Consultants Mark Hill and Bill Platts said the goal for the LORP for the next year is to continue with adaptive management by monitoring the environment, vegetation and river flows to ensure a healthy habitat develops along the re-watered stretch of the Owens, “and if it goes the wrong way, we will put it back on track,” Hill said.
Currently, Hill said Ecosystem Sciences is planning to look at minor changes to the river flow in March that could help manage tule growth.
“We don’t want the tules gone,” he said. “They’re an important part of the ecosystem, but we don’t want them taking over the river.”
Platts said a change in the flow patters of the LORP could also improve oxygen levels, which currently fluctuate with habitat flows, creating concern about the health of fish in the river.
“Habitat flows year-round are putting a lot of pressure on the fishery,” Platts said. “It causes stress for the wildlife, and some died off in 2010.”
In hopes of finding a remedy to the oxygen level problem, Platts said he is recommending that seasonal habitat flows on the river begin no later than June 15, which will prevent the warm high desert temperatures from eliminating oxygen in the river.

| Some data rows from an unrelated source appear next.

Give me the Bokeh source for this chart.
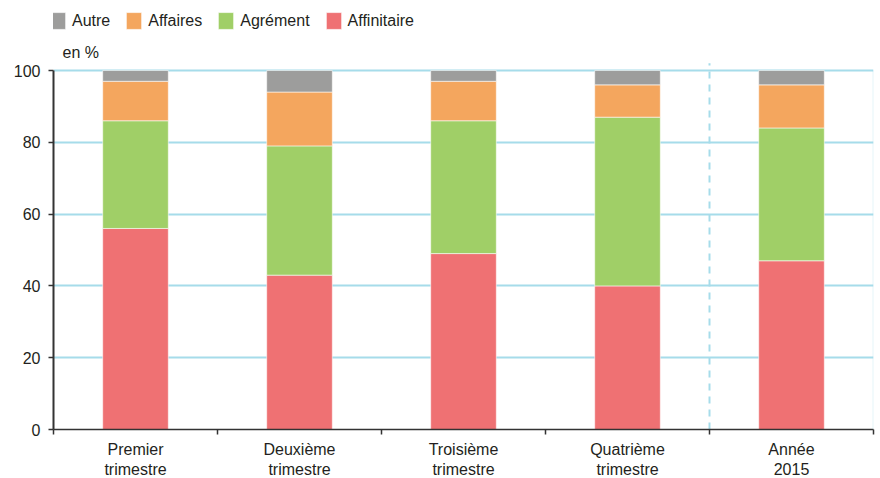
import numpy as np
from bokeh.plotting import figure
from bokeh.models import (Range1d, FixedTicker, Legend, LegendItem, Label,
                          ColumnDataSource, CustomJSTickFormatter, BoxAnnotation)
from bokeh.embed import file_html
from bokeh.resources import INLINE

categories = ["Premier\ntrimestre", "Deuxième\ntrimestre", "Troisième\ntrimestre",
              "Quatrième\ntrimestre", "Année\n2015"]
affinitaire = [56, 43, 49, 40, 47]
agrement = [30, 36, 37, 47, 37]
affaires = [11, 15, 11, 9, 12]
autre = [3, 6, 3, 4, 4]
series_names = ["Affinitaire", "Agrément", "Affaires", "Autre"]
colors = ["#ef7173", "#a0cf67", "#f4a65e", "#9d9d9c"]
y_ticks = [0, 20, 40, 60, 80, 100]

FONT = "Liberation Sans"
FS = "16px"
TXT = "#231f20"
GRID = "#a6dcea"

n = len(categories)
x = np.arange(n) + 0.5
src = ColumnDataSource(dict(x=x, Affinitaire=affinitaire, Agrément=agrement,
                            Affaires=affaires, Autre=autre))

FH = 429
p = figure(frame_width=820, frame_height=FH, output_backend="svg",
           toolbar_location=None,
           x_range=Range1d(0, n), y_range=Range1d(0, FH / 3.59),
           min_border_left=53, min_border_right=7, min_border_bottom=0,
           min_border_top=0)
p.outline_line_color = None

rs = p.vbar_stack(series_names, x="x", width=0.4, color=colors, source=src,
                  line_color="white", line_width=0.8, line_alpha=0.7)

p.xaxis.ticker = FixedTicker(ticks=list(x), minor_ticks=list(range(n + 1)))
p.xaxis.formatter = CustomJSTickFormatter(args=dict(labels=categories),
                                          code="return labels[Math.floor(tick)];")
p.xaxis.major_tick_out = 0
p.xaxis.major_tick_in = 0
p.xaxis.minor_tick_out = 5
p.xaxis.minor_tick_in = 0
p.xaxis.minor_tick_line_color = "#333333"
p.xaxis.minor_tick_line_width = 1.5
p.xaxis.axis_line_color = "#333333"
p.xaxis.axis_line_width = 1.5
p.xaxis.major_label_text_font = FONT
p.xaxis.major_label_text_font_size = FS
p.xaxis.major_label_text_color = TXT
p.xaxis.major_label_standoff = 6

p.yaxis.ticker = FixedTicker(ticks=y_ticks, minor_ticks=[])
p.yaxis.bounds = (0, 100)
p.yaxis.major_tick_out = 5
p.yaxis.major_tick_in = 0
p.yaxis.major_tick_line_color = "#333333"
p.yaxis.major_tick_line_width = 1.5
p.yaxis.axis_line_color = "#333333"
p.yaxis.axis_line_width = 2
p.yaxis.major_label_text_font = FONT
p.yaxis.major_label_text_font_size = FS
p.yaxis.major_label_text_color = TXT
p.yaxis.major_label_standoff = 8

p.xgrid.grid_line_color = None
p.ygrid.ticker = FixedTicker(ticks=y_ticks[1:])
p.ygrid.grid_line_color = GRID
p.ygrid.grid_line_width = 2

# dashed separator between the quarters and the annual bar
sep = n - 1
p.segment(x0=[sep], y0=[0], x1=[sep], y1=[102], line_color=GRID,
          line_width=2, line_dash="7 6")
# right border
p.add_layout(BoxAnnotation(left=n, right=n, bottom=0, top=100,
                           fill_alpha=0, line_color=GRID, line_width=2))

p.add_layout(Label(x=9, y=FH - 52, x_units="screen", y_units="screen", text="en %",
                   text_font=FONT, text_font_size=FS, text_color=TXT,
                   text_baseline="middle"))

items = [LegendItem(label=series_names[i], renderers=[rs[i]]) for i in [3, 2, 1, 0]]
legend = Legend(items=items, orientation="horizontal", location=(-5, FH - 31),
                label_text_font=FONT, label_text_font_size=FS,
                label_text_color=TXT, glyph_width=19, glyph_height=21,
                label_standoff=5, spacing=14, padding=0, margin=0,
                border_line_color=None, background_fill_alpha=0)
p.add_layout(legend, "center")

open("out.html", "w").write(file_html(p, INLINE))
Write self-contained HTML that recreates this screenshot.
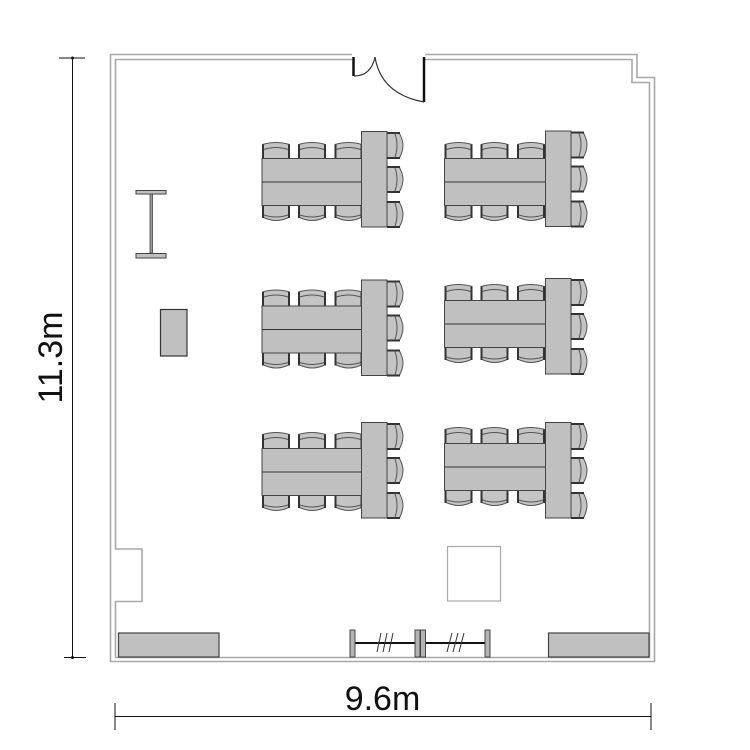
<!DOCTYPE html>
<html><head><meta charset="utf-8"><style>html,body{margin:0;padding:0;background:#fff}svg{display:block}text{font-family:"Liberation Sans",sans-serif;fill:#111}</style></head>
<body>
<svg width="750" height="750" viewBox="0 0 750 750" xmlns="http://www.w3.org/2000/svg">
<defs>
<g id="ct">
  <path d="M0.500 16V2Q14 -2 27.500 2V16" fill="#c4c4c4" stroke="#555" stroke-width="1"/>
  <path d="M1 16V2" stroke="#333" stroke-width="2" fill="none"/><path d="M27 16V2" stroke="#333" stroke-width="2" fill="none"/>
  <path d="M2 7Q14 3 26 7" fill="none" stroke="#555" stroke-width="1"/>
</g>
<g id="cb">
  <path d="M0.500 0V12Q8 15.500 14 15.500Q21 15.500 27.500 12V0" fill="#c4c4c4" stroke="#555" stroke-width="1"/>
  <path d="M1 0V13" stroke="#333" stroke-width="2" fill="none"/><path d="M27 0V13" stroke="#333" stroke-width="2" fill="none"/>
  <path d="M2 10Q14 14 26 10" fill="none" stroke="#555" stroke-width="1"/>
</g>
<g id="cr">
  <path d="M0 0.500H12Q16 8 16 13Q16 20 12 26.500H0" fill="#c4c4c4" stroke="#555" stroke-width="1"/>
  <path d="M0 1H13" stroke="#333" stroke-width="2" fill="none"/><path d="M0 26H13" stroke="#333" stroke-width="2" fill="none"/>
  <path d="M8 2Q12 13 8 25" fill="none" stroke="#555" stroke-width="1"/>
</g>
<g id="hs">
  <use href="#ct" x="262" y="142.500"/><use href="#ct" x="298" y="142.500"/><use href="#ct" x="334.500" y="142.500"/>
  <use href="#cb" x="262" y="205"/><use href="#cb" x="298" y="205"/><use href="#cb" x="334.500" y="205"/>
  <rect x="262" y="158.500" width="101" height="47" fill="#c0c0c0" stroke="#444" stroke-width="1"/>
  <path d="M262 182H363" stroke="#333" stroke-width="1"/>
</g>
<g id="vs">
  <use href="#cr" x="387" y="132"/><use href="#cr" x="387" y="166"/><use href="#cr" x="387" y="201"/>
  <rect x="361.500" y="131.500" width="25.500" height="95.500" fill="#c0c0c0" stroke="#444" stroke-width="1"/>
</g>
</defs>

<!-- walls -->
<g fill="none" stroke="#a8a8a8" stroke-width="1.600">
  <path d="M352 54.500H110.500V661.500H654.500V77.500H637V54.500H425"/>
  <path d="M352 59.500H115.500V549H142V601.500H115.500V657.500H649.500V82.500H632V59.500H425"/>
</g>

<!-- door -->
<path d="M353.500 57V76" stroke="#111" stroke-width="2.500" fill="none"/>
<path d="M424 57V102" stroke="#111" stroke-width="2.500" fill="none"/>
<path d="M354 76Q371 76 375 57" stroke="#333" stroke-width="1.200" fill="none"/>
<path d="M375 57Q381 94 424 102" stroke="#333" stroke-width="1.200" fill="none"/>

<!-- table sets -->
<use href="#hs"/><use href="#vs"/>
<use href="#hs" x="182.500"/><use href="#vs" x="184" y="-0.500"/>
<use href="#hs" y="147.500"/><use href="#vs" y="148.500"/>
<use href="#hs" x="182.500" y="142"/><use href="#vs" x="184" y="147"/>
<use href="#hs" y="290"/><use href="#vs" y="291"/>
<use href="#hs" x="182.500" y="285"/><use href="#vs" x="184" y="291"/>

<!-- screen -->
<rect x="136" y="190.500" width="30" height="3.500" fill="#c0c0c0" stroke="#444" stroke-width="1"/>
<rect x="136" y="253.500" width="30" height="4.500" fill="#c0c0c0" stroke="#444" stroke-width="1"/>
<rect x="150" y="194" width="2.500" height="59" fill="#999" stroke="#444" stroke-width="0.800"/>

<!-- lectern -->
<rect x="160.500" y="309.500" width="26.500" height="46.500" fill="#c0c0c0" stroke="#333" stroke-width="1.200"/>

<!-- white square -->
<rect x="447.500" y="546.500" width="53" height="54.500" fill="#fff" stroke="#aaa" stroke-width="1.200"/>

<!-- cabinets -->
<rect x="118.500" y="633" width="100.500" height="24" fill="#c0c0c0" stroke="#444" stroke-width="1.200"/>
<rect x="548.500" y="633" width="100.500" height="24" fill="#c0c0c0" stroke="#444" stroke-width="1.200"/>

<!-- partition -->
<path d="M352 643H488" stroke="#111" stroke-width="2"/>
<g fill="#b4b4b4" stroke="#444" stroke-width="1">
  <rect x="350" y="630" width="5" height="27"/>
  <rect x="415" y="630" width="5" height="27"/>
  <rect x="420.500" y="630" width="5" height="27"/>
  <rect x="485" y="630" width="5" height="27"/>
</g>
<g stroke="#333" stroke-width="1" fill="none">
  <path d="M377 652L381 633M383 652L387 633M389 652L393 633"/>
  <path d="M447 652L452 633M453 652L458 633M459 652L464 633"/>
</g>

<!-- dimensions -->
<g stroke="#111" stroke-width="1" fill="none">
  <path d="M72.500 58V657.500"/><path d="M59 58H85"/><path d="M64 657.500H86"/>
  <path d="M115 716.500H651"/><path d="M115 703V730"/><path d="M651 703V730"/>
</g>
<circle cx="72.500" cy="58" r="1.500" fill="#111"/><circle cx="72.500" cy="657.500" r="1.500" fill="#111"/>
<text x="382.500" y="710" font-size="34" text-anchor="middle">9.6m</text>
<text transform="translate(62 357.500) rotate(-90)" font-size="34" text-anchor="middle">11.3m</text>
</svg>
</body></html>
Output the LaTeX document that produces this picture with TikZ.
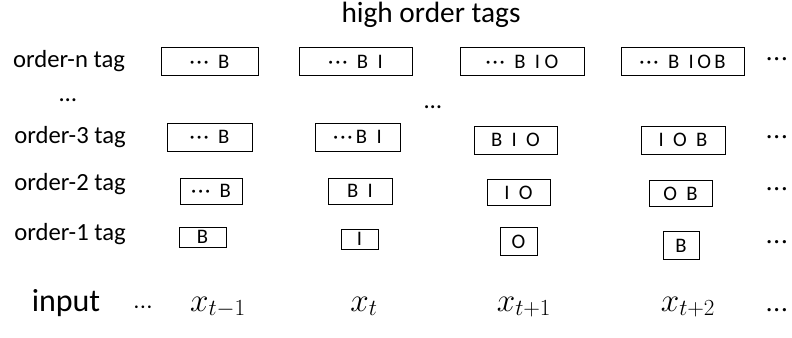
\documentclass[tikz,border=0pt]{standalone}
\usepackage{fontspec}
\setmainfont{Carlito}
\newcommand{\mdots}{·\kern1.4pt·\kern1.4pt·}
\begin{document}
\begin{tikzpicture}[x=0.75pt,y=-0.75pt,
  tagbox/.style={draw, line width=0.7pt, inner sep=0pt, font=\fontsize{15.5}{18}\selectfont},
  rowlabel/.style={font=\fontsize{18.5}{22}\selectfont, anchor=base},
  inlabel/.style={font=\fontsize{25}{30}\selectfont, anchor=base},
  edgedots/.style={anchor=east, font=\fontsize{17}{20}\selectfont}]
\useasboundingbox (0,0) rectangle (792,338);
% title and row labels
\node[font=\fontsize{22}{26}\selectfont, anchor=base] (title) at (431,23) {high order tags};
\node[rowlabel] (lbln) at (69,68) {order-n tag};
\node[rowlabel] (lbldots) at (68,102) {\ldots};
\node[rowlabel] (lbl3) at (70,144) {order-3 tag};
\node[rowlabel] (lbl2) at (70,191) {order-2 tag};
\node[rowlabel] (lbl1) at (70,241) {order-1 tag};
\node[font=\fontsize{24}{29}\selectfont, anchor=base] (lblin) at (66,311) {input};
% order-n boxes
\node[tagbox, minimum width=72.8pt, minimum height=20.3pt] (n1) at (209.5,61.5) {\mdots\ \ B};
\node[tagbox, minimum width=84.8pt, minimum height=20.3pt] (n2) at (355.5,61.5) {\mdots\ \ B\ \ I};
\node[tagbox, minimum width=93pt, minimum height=20.3pt] (n3) at (522,61.5) {\mdots\ \ B\ \ I\ O};
\node[tagbox, minimum width=92.3pt, minimum height=20.3pt] (n4) at (682.5,61.5) {\mdots\ \ B\ \ I\,O\,B};
\node[rowlabel] (dotsmid) at (433,109) {\ldots};
% order-3 boxes
\node[tagbox, minimum width=63.8pt, minimum height=21pt] (t31) at (209.5,137) {\mdots\ \ B};
\node[tagbox, minimum width=63.8pt, minimum height=21pt] (t32) at (357.5,137) {\mdots\,B\ \ I};
\node[tagbox, minimum width=62.3pt, minimum height=21pt] (t33) at (515.5,140) {B\ \ I\ \ O};
\node[tagbox, minimum width=63pt, minimum height=21pt] (t34) at (683,140) {I\ \ O\ \ B};
% order-2 boxes
\node[tagbox, minimum width=46.5pt, minimum height=19.5pt] (t21) at (211,191) {\mdots\ \ B};
\node[tagbox, minimum width=48pt, minimum height=19.5pt] (t22) at (360,191) {B\ \ I};
\node[tagbox, minimum width=47.3pt, minimum height=19.5pt] (t23) at (518.5,192.5) {I\ \ O};
\node[tagbox, minimum width=47.3pt, minimum height=19.5pt] (t24) at (680.5,193.5) {O\ \ B};
% order-1 boxes
\node[tagbox, minimum width=35.3pt, minimum height=15pt] (t11) at (202.5,237) {B};
\node[tagbox, minimum width=27.8pt, minimum height=15pt] (t12) at (359.5,239) {I};
\node[tagbox, minimum width=27.8pt, minimum height=20.3pt] (t13) at (518.5,241.5) {O};
\node[tagbox, minimum width=27pt, minimum height=20.3pt] (t14) at (681,245.5) {B};
% right edge dots
\node[edgedots] (rn) at (792,62) {\mdots};
\node[edgedots] (r3) at (792,140) {\mdots};
\node[edgedots] (r2) at (792,192) {\mdots};
\node[edgedots] (r1) at (792,245) {\mdots};
% inputs
\node[font=\fontsize{14}{16}\selectfont] (indots) at (143,309) {\mdots};
\node[inlabel] (x1) at (218,311) {$x_{t-1}$};
\node[inlabel] (x2) at (364,311) {$x_{t}$};
\node[inlabel] (x3) at (524,311) {$x_{t+1}$};
\node[inlabel] (x4) at (688,311) {$x_{t+2}$};
\node[edgedots] (rin) at (792,313) {\mdots};
\end{tikzpicture}
\end{document}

Earl Wilson, a retired employee of the Great Basin Unified Air Pollution Control District, suggested the LADWP consider mechanically injecting oxygen into the river to help wildlife.
Platts said that would require “a lot of effort” and the oxygen that would be generated would be “eaten up too quickly.”
Platts also suggested that the LADWP experiment with different flows in the winter season in order to flush dead and decaying matter out of the river that would otherwise use up oxygen in the water.
“The river has to get that stuff out of its system,” Platts said.
Those flushes, he said, would also raise the water quality in the river.
Platts also said that he is recommending that the LADWP reinstate its beaver trapping program to ensure the non-native population does not begin eating away at the woody vegetation that is beginning to take root along the rehabilitated river.
Mark Bagley, speaking for the Sierra Club and Owens Valley Committee, wanted to know how many beavers had been counted on the Lower Owens River and what those numbers should be reduced to.
Platts said that it is nearly impossible to count the number of beavers living along a river that does not completely freeze over, so it is currently unclear how many there are.
He said monitoring of woody sites have turned up indicators that beavers are beginning to eat the new growth.
He said there is not a specific number of beavers that should be trapped and removed from the Lower Owens, and he is recommending only that the program be reinstated to bring the number of beavers down.
To pick up a hard copy of the 2011 LORP Report, go to the LADWP offices at 300 Mandich St. in Bishop. For a digital copy, visit http://www.ladwp.com/ladwp/cms/ladwp014936.js .
The Inyo County-Los Angeles Technical Group will meet to discuss the document Jan. 18.